On Tuesday, May 1, Facebook held their annual F8 developer conference, where they made some big announcements about their various platforms. The conference usually involves Facebook discussing the new technology and various improvements they have coming down the line, and this one was no exception. One of the biggest reveals has to be the fact that Instagram will now filter comments "intended to harass" users, EnGadget reported. The move signals the platform's push towards inclusivity and making sure the social media remains a safe place for users.

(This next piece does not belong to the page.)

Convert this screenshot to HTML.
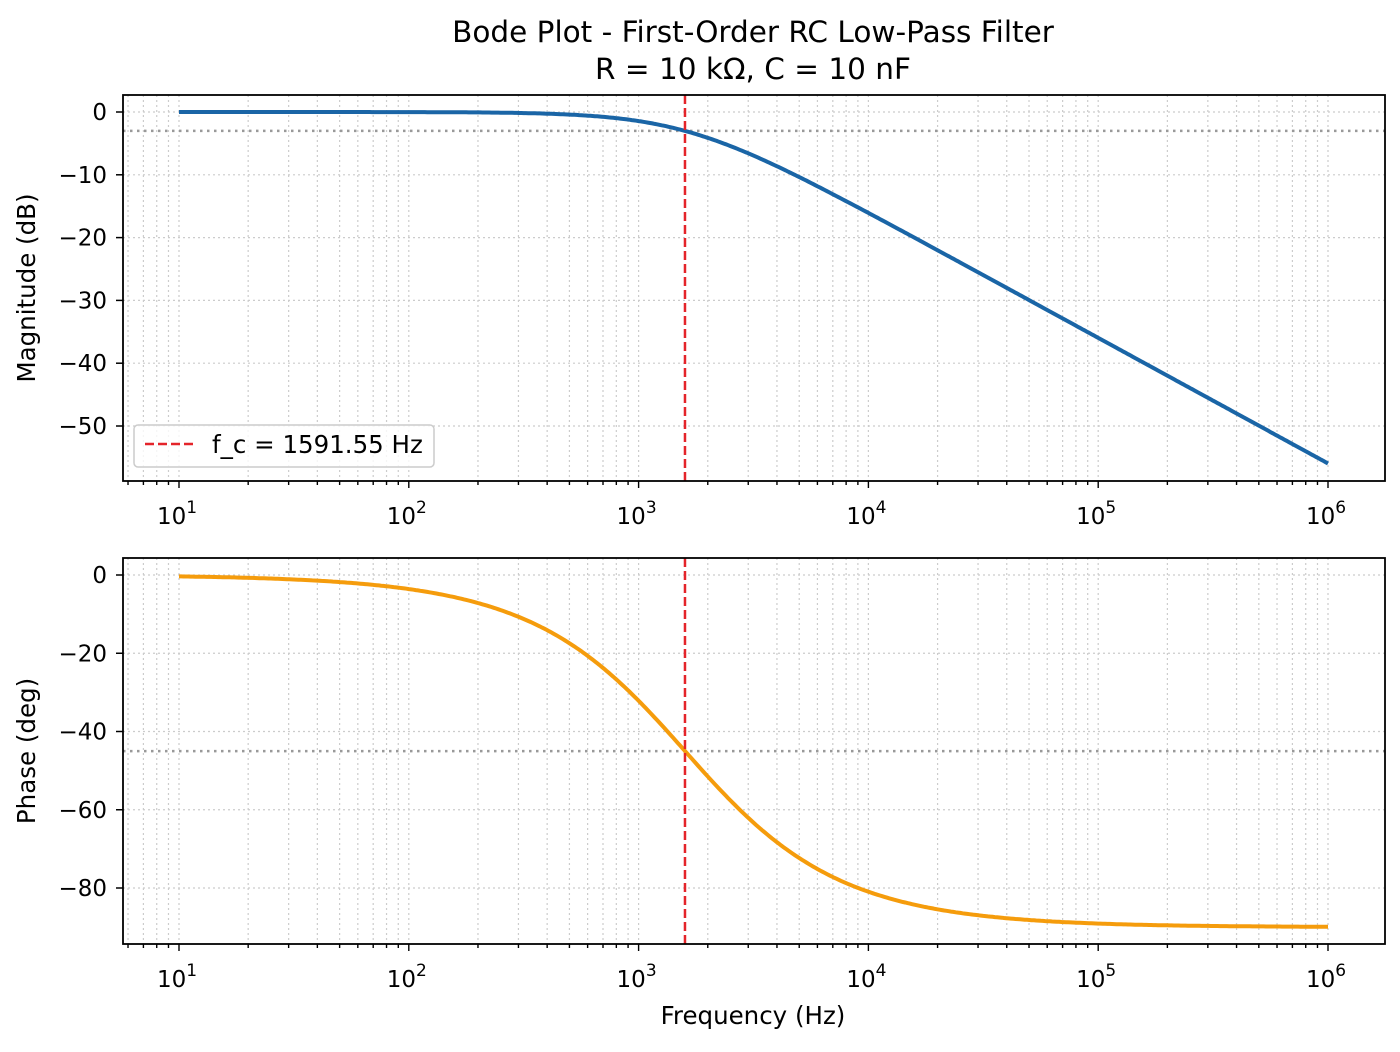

Instagram, while fun most of the time, can make users an easy target for bullying. Many users seem to feel like they can say whatever they want through the protection of their cell phone screens, which can lead to some seriously harsh comments. While the worst of them are often found on the photos of public figures, like celebrities and famous bloggers, it doesn't make the words any better. Just look at any photo Kim Kardashian-West has posted, and you'll see a lot of rude, angry comments that are upsetting to see, even if you're not the direct target of the harassment. Bloggers and other public figures are often confronted with intense criticism about everything from their looks to their skills, and of course, the same can happen for "regular" users as well.
At the F8 conference, it was announced that the social media platform will begin filtering out bullying comments from posts starting today. In a post on Instagram's blog, co-founder and CEO Kevin Systrom wrote, "This new filter hides comments containing attacks on a person’s appearance or character, as well as threats to a person’s well-being or health."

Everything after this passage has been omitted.